Children and identifiable minors will gain stronger legal protections because the bill clarifies and broadens which production activities qualify as federal child‑pornography offenses, removes the statute of limitations for obscene visual depictions of child sexual abuse, and requires exploitative images to remain in government/court custody, reducing circulation of abusive material.
Federal prosecutors and law enforcement will have clearer statutory grounds to charge producers whose materials cross state or international lines, improving the ability to investigate and prosecute cross‑jurisdictional offenders.
Communities and victims may benefit from expanded offender accountability because convictions can trigger sex‑offender classification and supervised‑release conditions that enable tracking and ongoing monitoring of offenders after imprisonment.

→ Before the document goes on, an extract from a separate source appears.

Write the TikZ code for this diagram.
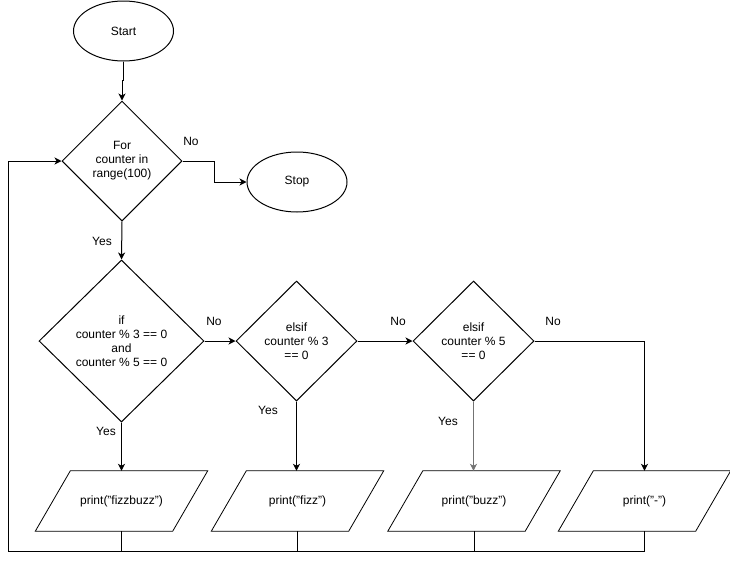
\documentclass[tikz,border=0pt]{standalone}
\usepackage{fontspec}
\setmainfont{Liberation Sans}
\usetikzlibrary{shapes.geometric,arrows.meta,calc}
\newcommand{\drawpara}[1]{%
  \draw[line width=0.8pt] ($(#1.south west)+(-17.5,0)$) -- ($(#1.south east)+(-17.5,0)$)
     -- ($(#1.north east)+(17.5,0)$) -- ($(#1.north west)+(17.5,0)$) -- cycle;}
\begin{document}
\begin{tikzpicture}[x=1pt,y=-1pt,
  every node/.style={font=\fontsize{12pt}{14pt}\selectfont, inner sep=0pt},
  term/.style={draw, ellipse, line width=1pt, minimum width=100pt, minimum height=60pt},
  dec/.style={draw, diamond, line width=1pt, align=center},
  io/.style={rectangle, minimum width=137pt, minimum height=60pt},
  lbl/.style={},
  conn/.style={line width=1pt},
  arr/.style={conn, -{Stealth[length=7pt,width=7pt,inset=2pt]}}]
\useasboundingbox (0,0) rectangle (730,560);
\node[term] (start) at (123.5,31) {Start};
\node[term] (stop) at (297,182) {Stop};
\node[dec, minimum width=120pt, minimum height=120pt] (for) at (122,161) {For\\counter in\\range(100)};
\node[dec, minimum width=165pt, minimum height=162pt] (if) at (121.5,341) {if\\counter \% 3 == 0\\and\\counter \% 5 == 0};
\node[dec, minimum width=121pt, minimum height=120pt] (e3) at (296.5,341) {elsif\\counter \% 3\\== 0};
\node[dec, minimum width=121pt, minimum height=120pt] (e5) at (473.5,341) {elsif\\counter \% 5\\== 0};
\node[io] (fb) at (121.5,501) {print("fizzbuzz")};
\node[io] (fz) at (297.5,501) {print("fizz")};
\node[io] (bz) at (474,501) {print("buzz")};
\node[io] (ds) at (644.5,501) {print("-")};
\drawpara{fb}\drawpara{fz}\drawpara{bz}\drawpara{ds}
\coordinate (lb) at (8,551);
% connectors
\draw[arr] (start.south) -- ++(0,19) -| (for.north);
\draw[arr] (for.east) -- ++(32,0) |- (stop.west);
\node[lbl] (no1) at (191,141) {No};
\draw[arr] (for.south) -- (if.north);
\node[lbl] (yes1) at (102,241) {Yes};
\draw[arr] (if.east) -- (e3.west);
\node[lbl] (no2) at (214,321) {No};
\draw[arr] (e3.east) -- (e5.west);
\node[lbl] (no3) at (398,321) {No};
\draw[arr] (e5.east) -| (ds.north);
\node[lbl] (no4) at (553,321) {No};
\draw[arr] (if.south) -- (if.south |- fb.north);
\node[lbl] (yes2) at (106,431) {Yes};
\draw[arr] (e3.south) -- (e3.south |- fz.north);
\node[lbl] (yes3) at (268,410) {Yes};
\draw[arr, draw=black!55] (e5.south) -- (e5.south |- bz.north);
\node[lbl] (yes4) at (448,421) {Yes};
% loop back
\draw[conn] (fb.south) -- (fb.south |- lb);
\draw[conn] (fz.south) -- (fz.south |- lb);
\draw[conn] (bz.south) -- (bz.south |- lb);
\draw[arr] (ds.south) -- (ds.south |- lb) -- (lb) |- (for.west);
\end{tikzpicture}
\end{document}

People who produce or handle materials that cross state lines (even via transported materials) face broader federal criminal exposure because the bill expands which production activities qualify as federal offenses, likely increasing prosecutions and potential incarceration.
Taxpayers and the federal court system may face higher long‑term costs because expanded federal jurisdiction and removal of the statute of limitations increase the number and duration of prosecutions, defense needs, and court workloads.
More people will be subject to sex‑offender registration and community notification because adding these offenses to sex‑offender tiers expands who must register, which can harm employment, housing, and reintegration prospects.
Based on analysis of 3 sections of legislative text.
Expands federal child‑pornography production rules and treats obscene visual depictions of child sexual abuse with no statute of limitations, presumption of detention, custody rules, supervised release, and sex‑offender classification.
Introduced August 1, 2025 by Ann Wagner · Last progress August 1, 2025
Makes several changes to strengthen federal criminal rules and procedures for child sexual exploitation and obscene visual depictions of child sexual abuse. It broadens the federal definition of “production” of child pornography tied to interstate or foreign commerce and changes how obscene visual depictions are treated in law enforcement, pretrial detention, evidence custody, supervised release, and sex‑offender classification. Specifically, it revises the federal child‑pornography production definition to cover materials linked to interstate or foreign commerce; removes the statute of limitations for prosecutions of obscene visual depictions of child sexual abuse; adds those offenses to federal sex‑offender definitions; requires custody and limited access rules for evidence similar to child pornography cases; creates a presumption of detention pending trial for such offenses; and makes convictions subject to supervised release.